Komandan peleton Wahyudi diminta melapor ke TRIP pusat, pimpinan komando diserahkan kepada Soegeng Prawirodirdjo dan Padang Sudirdjo sekaligus memegang komando sub sector A.I . Kedudukan komando sum sektor di Desa Glonggong Sumberagung..
Setelah Belanda menduduki kota Rengel Tuban maka bumi hangus tahap akhir kota Bojonegoro dilaksanakan. Yang dilakukan oleh regu Sugeng Prawirodirdjo, TGP (Tentara Gabungan Pelajar) Bojonegoro dan gasukan geni ronggolawe dan 1 regu pasukan CPM. Maskas TRIP kemudian dipindah ke Somodikaran. Begitu pula pemerintahan sipil kegiatannya dialihkan keluar kota. Setelah itu, Belanda berhasil dipukul mundur dari Kabupaten Bojonegoro.
Dalam upaya pembumihangusan seluruh kota Kabupaten Bojonegoro, para pasukan TRIP rela mengorbankan sekolah mereka agar tidak diduduki oleh tentara Belanda. Meskipun sebenarnya tujuan awal setelah berperang para pasukan TRIP akan kembali melanjutkan pendidikan yang sempat tertunda. Didasarkan oleh rasa bersalah dan berhutang pada lembaga pendidikan setempat para pejuang TRIP berjanji jika mereka telah berhasil dalam usahanya kelak mereka bercita-cita akan membangun sekolah baru mengganti sekolah mereka yang telah dibumi hanguskan.
Untuk mewujudkan cita-cita dan mengenang perjuangan mereka pasukan TRIP membangun SMPN 3 Bojonegoro pada 16 Nopember 1980 sebagai monumen perjuangan mereka. Pasukan TRIP  memilih daerah Mojoranu, sebagai lokasi pembangunan monumen karena 3 alasan antara lain :
1.         Pasukan TRIP ingin membalas budi baik masyarakat Mojoranu yang dulu telah banyak membantu perjuangan TRIP saat perang gerilya
2.         Desa Mojoranu letaknya strategis di tengah-tengah pusat perjuangan mereka yakni di sub sector A.1 di wilayah Kecamatan Dander.

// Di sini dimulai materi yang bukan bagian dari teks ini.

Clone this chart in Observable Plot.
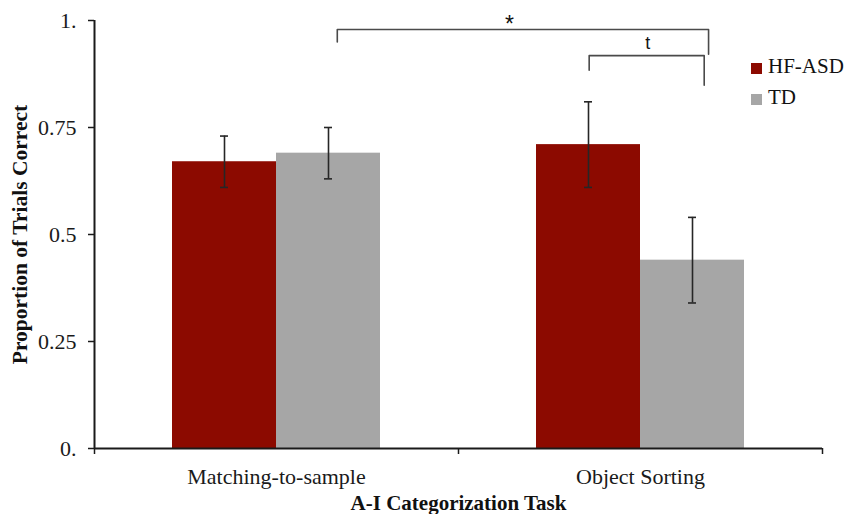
<!DOCTYPE html>
<html><head><meta charset="utf-8">
<script src="https://cdn.jsdelivr.net/npm/d3@7"></script>
<script src="https://cdn.jsdelivr.net/npm/@observablehq/plot@0.6"></script>
<style>
html,body{margin:0;padding:0;background:#fff;}
#wrap{position:relative;width:848px;height:514px;overflow:hidden;}
#legend{position:absolute;left:751px;top:56px;font-family:"Liberation Serif",serif;font-size:21px;color:#111;}
.item{position:relative;height:31px;line-height:21px;white-space:nowrap;padding-left:17px;}
.sw{position:absolute;left:0;top:7px;width:11px;height:11px;}
</style></head><body><div id="wrap"></div>
<script>
// ---- data ----
const tasks = ["Matching-to-sample", "Object Sorting"];
const groups = ["HF-ASD", "TD"];
const groupColors = ["#8c0a00", "#a6a6a6"];
const hfasdMeans = [0.67, 0.71];
const tdMeans = [0.69, 0.44];
const hfasdErrors = [0.06, 0.10];
const tdErrors = [0.06, 0.10];
const yTicks = [0, 0.25, 0.5, 0.75, 1];
const yTickLabels = ["0.", "0.25", "0.5", "0.75", "1."];
const xTitle = "A-I Categorization Task";
const yTitle = "Proportion of Trials Correct";
// significance brackets (x in task-band units, y in proportion units)
const bracketLabels = ["*", "t"];
const bracketX1 = [0.667, 1.359];
const bracketX2 = [1.687, 1.675];
const bracketTop = [0.979, 0.918];
const bracketLeftEnd = [0.950, 0.884];
const bracketRightEnd = [0.921, 0.849];
const bracketLabelX = [1.14, 1.52];
const bracketLabelY = [0.972, 0.934];

// ---- build table ----
const barW = 2 / 7; // width of one bar as a fraction of a task band
const means = [hfasdMeans, tdMeans];
const errs = [hfasdErrors, tdErrors];
const rows = [];
tasks.forEach((t, i) => groups.forEach((g, k) => {
  const x1 = i + 0.5 + (k - 1) * barW;
  rows.push({task: t, group: g, x1, x2: x1 + barW, xc: x1 + barW / 2,
    v: means[k][i], lo: means[k][i] - errs[k][i], hi: means[k][i] + errs[k][i]});
}));
const capHalf = 0.011;
const bracketPts = [];
bracketLabels.forEach((l, j) => {
  bracketPts.push({b: l, x: bracketX1[j], y: bracketLeftEnd[j]});
  bracketPts.push({b: l, x: bracketX1[j], y: bracketTop[j]});
  bracketPts.push({b: l, x: bracketX2[j], y: bracketTop[j]});
  bracketPts.push({b: l, x: bracketX2[j], y: bracketRightEnd[j]});
});
const bracketText = bracketLabels.map((l, j) => ({label: l, x: bracketLabelX[j], y: bracketLabelY[j]}));

const chart = Plot.plot({
  width: 848, height: 514,
  marginLeft: 94, marginRight: 26, marginTop: 20, marginBottom: 66,
  style: {fontFamily: "'Liberation Serif', 'Times New Roman', serif", fontSize: "22px", color: "#1a1a1a", background: "#fff"},
  x: {domain: [0, tasks.length], axis: null},
  y: {domain: [0, 1], axis: null},
  color: {domain: groups, range: groupColors},
  marks: [
    Plot.rect(rows, {x1: "x1", x2: "x2", y1: 0, y2: "v", fill: "group"}),
    Plot.ruleX(rows, {x: "xc", y1: "lo", y2: "hi", stroke: "#262626", strokeWidth: 1.6}),
    Plot.ruleY(rows, {y: "lo", x1: d => d.xc - capHalf, x2: d => d.xc + capHalf, stroke: "#262626", strokeWidth: 1.6}),
    Plot.ruleY(rows, {y: "hi", x1: d => d.xc - capHalf, x2: d => d.xc + capHalf, stroke: "#262626", strokeWidth: 1.6}),
    Plot.line(bracketPts, {x: "x", y: "y", z: "b", stroke: "#4a4a4a", strokeWidth: 1.6}),
    Plot.text(bracketText, {x: "x", y: "y", text: "label", lineAnchor: "bottom",
      fontSize: d => d.label === "*" ? 23 : 18,
      fontFamily: "'Liberation Sans', Arial, sans-serif", fill: "#111"}),
    // axes
    Plot.axisY({ticks: yTicks, tickFormat: d => yTickLabels[yTicks.indexOf(d)], tickSize: 6, tickPadding: 12,
      label: null, stroke: "#1a1a1a", strokeWidth: 1.5, fill: "#1a1a1a"}),
    Plot.axisX({ticks: [0, 1, 2], tickFormat: () => "", tickSize: 6, label: null, stroke: "#1a1a1a", strokeWidth: 1.5}),
    Plot.ruleX([0], {y1: 0, y2: 1, stroke: "#1a1a1a", strokeWidth: 2}),
    Plot.ruleY([0], {x1: 0, x2: tasks.length, stroke: "#1a1a1a", strokeWidth: 2}),
    Plot.text(tasks, {x: (d, i) => i + 0.5, y: 0, text: d => d, lineAnchor: "bottom", dy: 35, fill: "#1a1a1a"}),
    Plot.text([xTitle], {frameAnchor: "bottom", textAnchor: "middle", lineAnchor: "bottom", dy: 61, fontWeight: "bold", fontSize: 21, fill: "#111"}),
    Plot.text([yTitle], {frameAnchor: "left", textAnchor: "middle", rotate: -90, dx: -74, fontWeight: "bold", fontSize: 21.5, fill: "#111"})
  ]
});
const wrap = document.getElementById("wrap");
wrap.appendChild(chart);
const legend = document.createElement("div");
legend.id = "legend";
groups.forEach((g, k) => {
  const it = document.createElement("div");
  it.className = "item";
  const sw = document.createElement("span");
  sw.className = "sw";
  sw.style.background = groupColors[k];
  it.appendChild(sw);
  it.appendChild(document.createTextNode(g));
  legend.appendChild(it);
});
wrap.appendChild(legend);
</script></body></html>
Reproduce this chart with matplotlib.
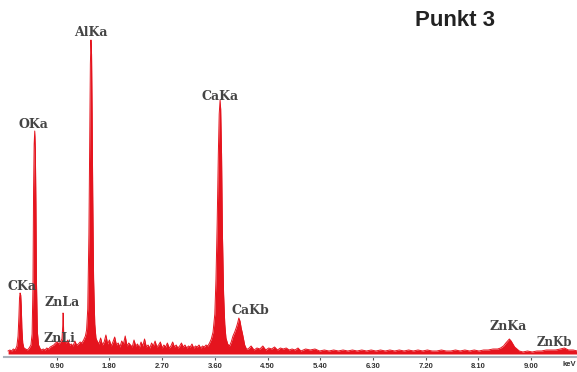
import numpy as np
import matplotlib.pyplot as plt

# EDS spectrum, Punkt 3 -- counts (arbitrary units)
# low energy: C K-alpha and O K-alpha
e_co = [0.07, 0.10, 0.13, 0.16, 0.19, 0.22, 0.24, 0.255, 0.265, 0.275, 0.285, 0.295,
        0.305, 0.32, 0.34, 0.37, 0.40, 0.43, 0.46, 0.48, 0.495, 0.505, 0.515, 0.525,
        0.535, 0.545, 0.555, 0.57, 0.59, 0.62]
n_co = [3, 4, 3, 5, 4, 8, 18, 38, 56, 61, 59, 48,
        26, 11, 6, 5, 4, 6, 9, 20, 70, 165, 210, 223,
        205, 150, 70, 22, 9, 5]

# Zn L lines and background up to Al
e_znl = [0.64, 0.67, 0.70, 0.73, 0.76, 0.79, 0.82, 0.85, 0.88, 0.91, 0.94, 0.97,
         0.99, 1.003, 1.008, 1.013, 1.018, 1.03, 1.06, 1.09, 1.12, 1.15, 1.18, 1.21,
         1.24, 1.27, 1.30, 1.33, 1.36, 1.39]
n_znl = [4, 5, 4, 6, 5, 7, 8, 9, 11, 12, 10, 13,
         15, 28, 41, 40, 22, 13, 11, 14, 9, 10, 8, 13,
         9, 10, 12, 11, 14, 18]

# Al K-alpha
e_al = [1.41, 1.43, 1.45, 1.465, 1.475, 1.485, 1.495, 1.505, 1.515, 1.53, 1.55, 1.57]
n_al = [24, 45, 120, 225, 290, 314, 300, 240, 160, 75, 30, 16]

# background between Al and Ca
e_bg1 = [1.59, 1.62, 1.65, 1.68, 1.71, 1.74, 1.77, 1.80, 1.83, 1.86, 1.89, 1.92,
         1.95, 1.98, 2.01, 2.04, 2.07, 2.10, 2.13, 2.16, 2.19, 2.22, 2.25, 2.28,
         2.31, 2.34, 2.37, 2.40, 2.43, 2.46, 2.49, 2.52, 2.55, 2.58, 2.61, 2.64,
         2.67, 2.70, 2.73, 2.76, 2.79, 2.82, 2.85, 2.88, 2.91, 2.94, 2.97, 3.00,
         3.03, 3.06, 3.09, 3.12, 3.15, 3.18, 3.21, 3.24, 3.27, 3.30, 3.33, 3.36,
         3.39, 3.42, 3.45, 3.48, 3.51, 3.54]
n_bg1 = [13, 10, 16, 9, 12, 19, 10, 14, 8, 12, 17, 9,
         11, 7, 13, 10, 18, 8, 11, 9, 7, 14, 8, 10,
         6, 12, 8, 15, 7, 9, 6, 11, 8, 13, 7, 9,
         12, 6, 9, 7, 11, 6, 8, 12, 7, 9, 6, 8,
         11, 7, 9, 6, 8, 7, 10, 6, 8, 7, 9, 6,
         8, 7, 9, 8, 11, 15]

# Ca K-alpha and K-beta
e_ca = [3.57, 3.60, 3.62, 3.64, 3.66, 3.675, 3.69, 3.70, 3.715, 3.73, 3.75, 3.77,
        3.79, 3.82, 3.85, 3.88, 3.91, 3.94, 3.97, 3.99, 4.01, 4.03, 4.05, 4.07,
        4.09, 4.11, 4.14]
n_ca = [22, 40, 75, 130, 200, 240, 254, 245, 200, 120, 60, 30,
        16, 10, 8, 12, 18, 22, 27, 31, 36, 33, 26, 21,
        15, 9, 5]

# background up to Zn K
e_bg2 = [4.17, 4.22, 4.27, 4.32, 4.37, 4.42, 4.47, 4.52, 4.57, 4.62, 4.67, 4.72,
         4.77, 4.82, 4.87, 4.92, 4.97, 5.02, 5.07, 5.15, 5.23, 5.31, 5.39, 5.47,
         5.55, 5.63, 5.71, 5.79, 5.87, 5.95, 6.03, 6.11, 6.19, 6.27, 6.35, 6.43,
         6.51, 6.59, 6.67, 6.75, 6.83, 6.91, 6.99, 7.07, 7.15, 7.23, 7.31, 7.39,
         7.47, 7.55, 7.63, 7.71, 7.79, 7.87, 7.95, 8.03, 8.11, 8.19, 8.27, 8.35, 8.43]
n_bg2 = [5, 8, 4, 6, 5, 8, 4, 6, 5, 7, 4, 6,
         5, 6, 4, 5, 4, 6, 3, 5, 4, 5, 3, 4,
         3, 4, 3, 4, 3, 4, 3, 4, 3, 4, 3, 4,
         3, 4, 3, 4, 3, 4, 3, 4, 3, 4, 3, 3,
         4, 3, 3, 4, 3, 4, 3, 4, 3, 4, 4, 5, 5]

# Zn K-alpha / K-beta
e_znk = [8.48, 8.53, 8.57, 8.60, 8.63, 8.66, 8.69, 8.72, 8.76, 8.80, 8.86, 8.94,
         9.02, 9.10, 9.18, 9.26, 9.34, 9.42, 9.50, 9.57, 9.64, 9.72, 9.79]
n_znk = [6, 8, 11, 13, 15, 13, 10, 7, 5, 3, 2, 3,
         2, 3, 3, 4, 4, 4, 5, 6, 4, 4, 3]

tick_kev = [0.90, 1.80, 2.70, 3.60, 4.50, 5.40, 6.30, 7.20, 8.10, 9.00]

# (text, energy, counts) for the line labels
line_labels = [("AlKa", 1.486, 321), ("OKa", 0.51, 230), ("CaKa", 3.69, 258),
               ("CKa", 0.31, 67), ("ZnLa", 0.99, 52), ("ZnLi", 0.94, 16),
               ("CaKb", 4.21, 44), ("ZnKa", 8.61, 27)]

energy = np.concatenate([e_co, e_znl, e_al, e_bg1, e_ca, e_bg2, e_znk])
counts = np.concatenate([n_co, n_znl, n_al, n_bg1, n_ca, n_bg2, n_znk])

red = "#e5141e"

fig = plt.figure(figsize=(5.77, 3.72), dpi=100)
ax = fig.add_axes([4 / 577, 12 / 372, 1 - 4 / 577, 360 / 372])

ax.fill_between(energy, 0, counts, color=red, linewidth=0)
ax.plot(energy, counts, color=red, linewidth=0.7)

ax.set_xlim(0, 9.785)
ax.set_ylim(-6, 354)

for s in ["top", "left", "right"]:
    ax.spines[s].set_visible(False)
ax.spines["bottom"].set_position(("data", -3))
ax.spines["bottom"].set_color("#aab3bd")
ax.spines["bottom"].set_linewidth(1.5)
ax.set_yticks([])
ax.set_xticks(tick_kev)
ax.set_xticklabels([f"{t:.2f}" for t in tick_kev])
ax.tick_params(axis="x", direction="out", length=2, width=0.8, color="#555555",
               pad=2.5, labelsize=5.5, labelcolor="#333333")
for lab in ax.get_xticklabels():
    lab.set_fontfamily("Liberation Sans")
    lab.set_fontweight("bold")

ax.text(9.775, -11, "keV", fontsize=5.5, fontweight="bold", family="Liberation Sans",
        color="#333333", ha="right", va="center", clip_on=False)

for txt, e, n in line_labels:
    ax.text(e, n, txt, family="DejaVu Serif", fontsize=9, fontweight="bold",
            color="#444444", ha="center", va="center")
ax.text(9.10, 11, "ZnKb", family="DejaVu Serif", fontsize=8.5, fontweight="bold",
        color="#444444", ha="left", va="center")

fig.text(455 / 577, 1 - 21 / 372, "Punkt 3", family="Liberation Sans", fontsize=16,
         fontweight="bold", color="#222222", ha="center", va="center")

fig.savefig("out.png", dpi=100)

3.         Pada waktu itu, sekolah setingkat SMP hanya ada di wilayah jantung kota Bojonegoro yakni SMPN 1 dan SMPN 2 sehingga masyarakat wilayah Bojonegoro ke selatan (Kecamatan Dander) terlalu jauh untuk memperoleh pendidikan. 
Sampai saat ini monumen perjuangan TRIP tersebut masih berdiri megah. Namun masyarakat sekitar lebih mengenal SMPN 3 Bojonegoro dengan sebutan SMP MASTRIP karena pada saat perjuangannya tentara TRIP memiliki sikap yang positif dan membaur dengan masyarakat, dan mayoritas pellajar tersebut masih muda sehingga sering dipanggil dengan sebutan mas-mas tentara oleh masyarakat.
Visi dari SMPN 3 Bojonegoro adalah patriotik, disiplin, terampil, prestasi, berbudi pekertui luhur berdasarkan iman dan takwa. Keunikan visi ini adalah kata patriotik yang diilhami dari asal berdirinya sekolah tersebut dan fungsi sekundernya selain lembaga pendidikan juga merupakan monument perjuangan TRIP. Dengan adanya kata patriotic tersebut diharapkan setiap siswa memiliki jiwa patriotisme yang tinggi yang telah dicontohkan oleh para pasukan TRIP yang notabene merupakan pelajar tingkat menengah.